Congo-Kinshasa: MSF Starts Enrolling Patients in Clinical Trial of Potential Ebola Treatments

Health workers practice proper donning of protective gear during the training on vaccination against Ebola (file photo).

Doctors Without Borders (MSF) in collaboration with the Democratic Republic of Congo (DRC) Ministry of Health, has started enrolling patients in a randomized controlled trial (RCT) of four potential Ebola-treatments in Katwa and Butembo in North Kivu. The treatments used in this randomized control trial are: Remdesivir, mAb114, REGN-EB3 and ZMapp.

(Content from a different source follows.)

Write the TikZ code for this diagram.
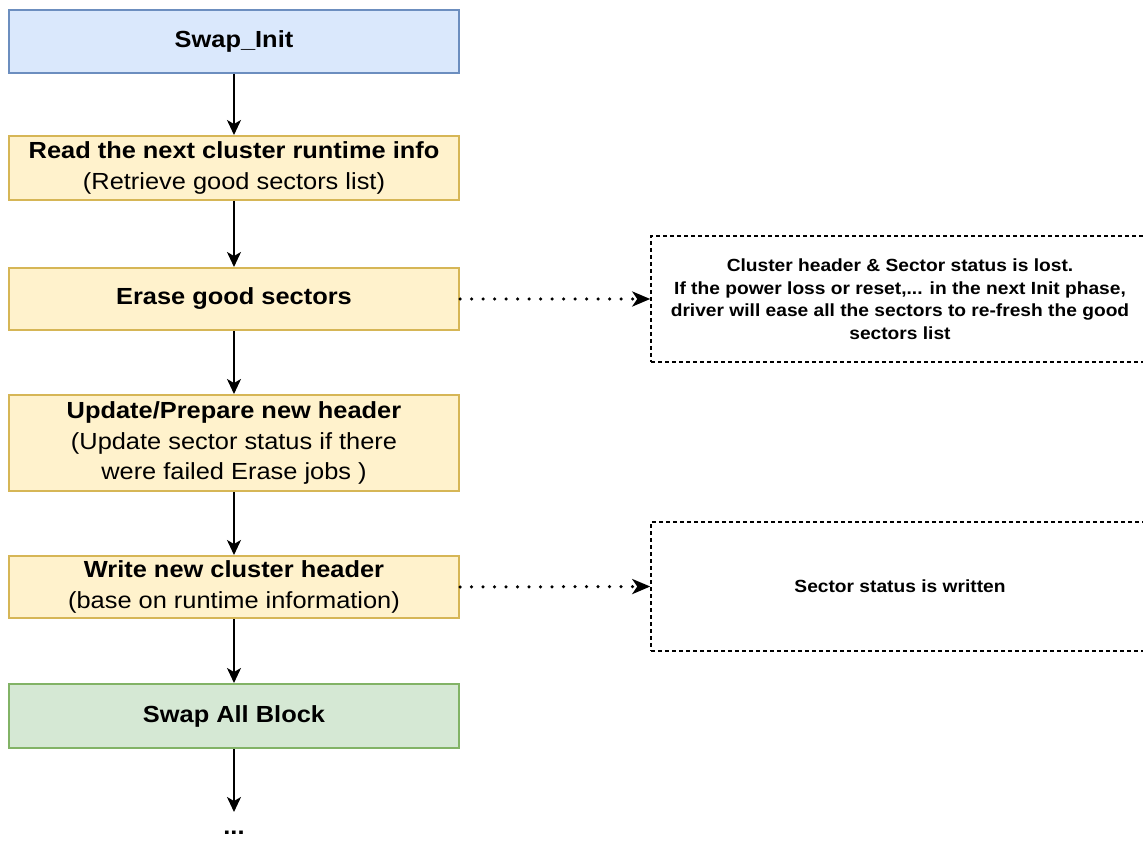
\documentclass[tikz,border=0pt]{standalone}
\usepackage{fontspec}
\setmainfont{Liberation Sans}[FakeStretch=1.09]
\usetikzlibrary{arrows.meta}
\definecolor{bluefill}{HTML}{DAE8FC}
\definecolor{bluedraw}{HTML}{6C8EBF}
\definecolor{yelfill}{HTML}{FFF2CC}
\definecolor{yeldraw}{HTML}{D6B656}
\definecolor{grnfill}{HTML}{D5E8D4}
\definecolor{grndraw}{HTML}{82B366}
\tikzset{
  box/.style={rectangle, minimum width=450pt, inner sep=0pt, line width=2pt, align=center,
    font=\fontsize{23.3}{30.5}\selectfont, text=black},
  bluebox/.style={box, fill=bluefill, draw=bluedraw},
  yelbox/.style={box, fill=yelfill, draw=yeldraw},
  grnbox/.style={box, fill=grnfill, draw=grndraw},
  note/.style={rectangle, draw=black, line width=1.5pt, dash pattern=on 4pt off 3pt,
    minimum width=498pt, inner sep=0pt, align=center, font=\fontsize{17.6}{22.5}\selectfont\bfseries},
  flow/.style={line width=1.6pt, -{Stealth[length=15pt,width=14pt,inset=4pt]}},
  dotflow/.style={line width=3.5pt, line cap=round, dash pattern=on 0pt off 11.5pt,
    -{Stealth[length=18pt,width=15pt,inset=5pt]}},
}
\begin{document}
\begin{tikzpicture}[x=1pt,y=-1pt]
\useasboundingbox (0,0) rectangle (1143,842);
\clip (0,0) rectangle (1143,842);
\node[bluebox, minimum height=63pt] (init) at (234,41.5) {\bfseries Swap\_Init};
\node[yelbox, minimum height=64pt] (read) at (234,168) {\bfseries Read the next cluster runtime info\\(Retrieve good sectors list)};
\node[yelbox, minimum height=62pt] (erase) at (234,299) {\bfseries Erase good sectors};
\node[yelbox, minimum height=96pt] (update) at (234,443) {\bfseries Update/Prepare new header\\(Update sector status if there\\were failed Erase jobs )};
\node[yelbox, minimum height=62pt] (write) at (234,587) {\bfseries Write new cluster header\\(base on runtime information)};
\node[grnbox, minimum height=64pt] (swapall) at (234,716) {\bfseries Swap All Block};
\node[font=\fontsize{23.3}{28}\selectfont\bfseries, inner sep=0pt] (dots) at (234,833) {...};
\coordinate (end) at (234,812);

\node[note, minimum height=126pt] (note1) at (900,299) {Cluster header \& Sector status is lost.\\If the power loss or reset,... in the next Init phase,\\driver will ease all the sectors to re-fresh the good\\sectors list};
\node[note, minimum height=129pt] (note2) at (900,586.5) {Sector status is written};

\draw[flow] (init) -- (read);
\draw[flow] (read) -- (erase);
\draw[flow] (erase) -- (update);
\draw[flow] (update) -- (write);
\draw[flow] (write) -- (swapall);
\draw[flow] (swapall) -- (end);
\draw[dotflow] (erase.east) -- (note1.west);
\draw[dotflow] (write.east) -- (note2.west);
\end{tikzpicture}
\end{document}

The objective of the trial is to identify the most effective of the four products to treat Ebola patients and it started on 2018/02/07. However, MSF has been offering developmental treatments to patients infected by Ebola within its treatment centers since the beginning of the epidemic in North-Kivu (declared on 2018/08/01) under the WHO protocol of Monitored Emergency Use of Unregistered and Investigational Interventions (MEURI).

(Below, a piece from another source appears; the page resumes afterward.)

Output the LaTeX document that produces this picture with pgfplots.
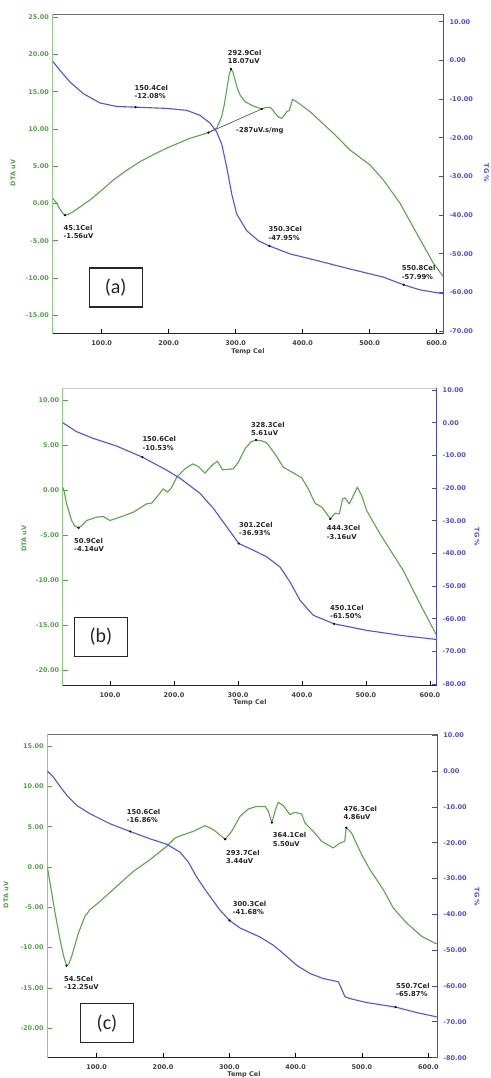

The switch from MEURI to a clinical trial is a critical step, because a clinical trial can generate the scientific data needed to draw conclusions on how effective these treatments are.

A steering committee convened by the World Health Organisation (WHO), is overseeing the trial with the INRB (National Institute of Biomedical Research of DRC) and the NIH (US National Institute of Health), leading the trial in collaboration with other national and international actors.

Butembo and Katwa are currently the hotspots of the Ebola epidemic that was declared in DRC on 1 August 2018. The Butembo treatment centre can admit 96 people, while the Katwa centre which opened last month, has a 62-bed capacity.

Since opening the centres, MSF has admitted more than 2,100 patients of whom 250 were confirmed Ebola cases, with a 110 cases recovering.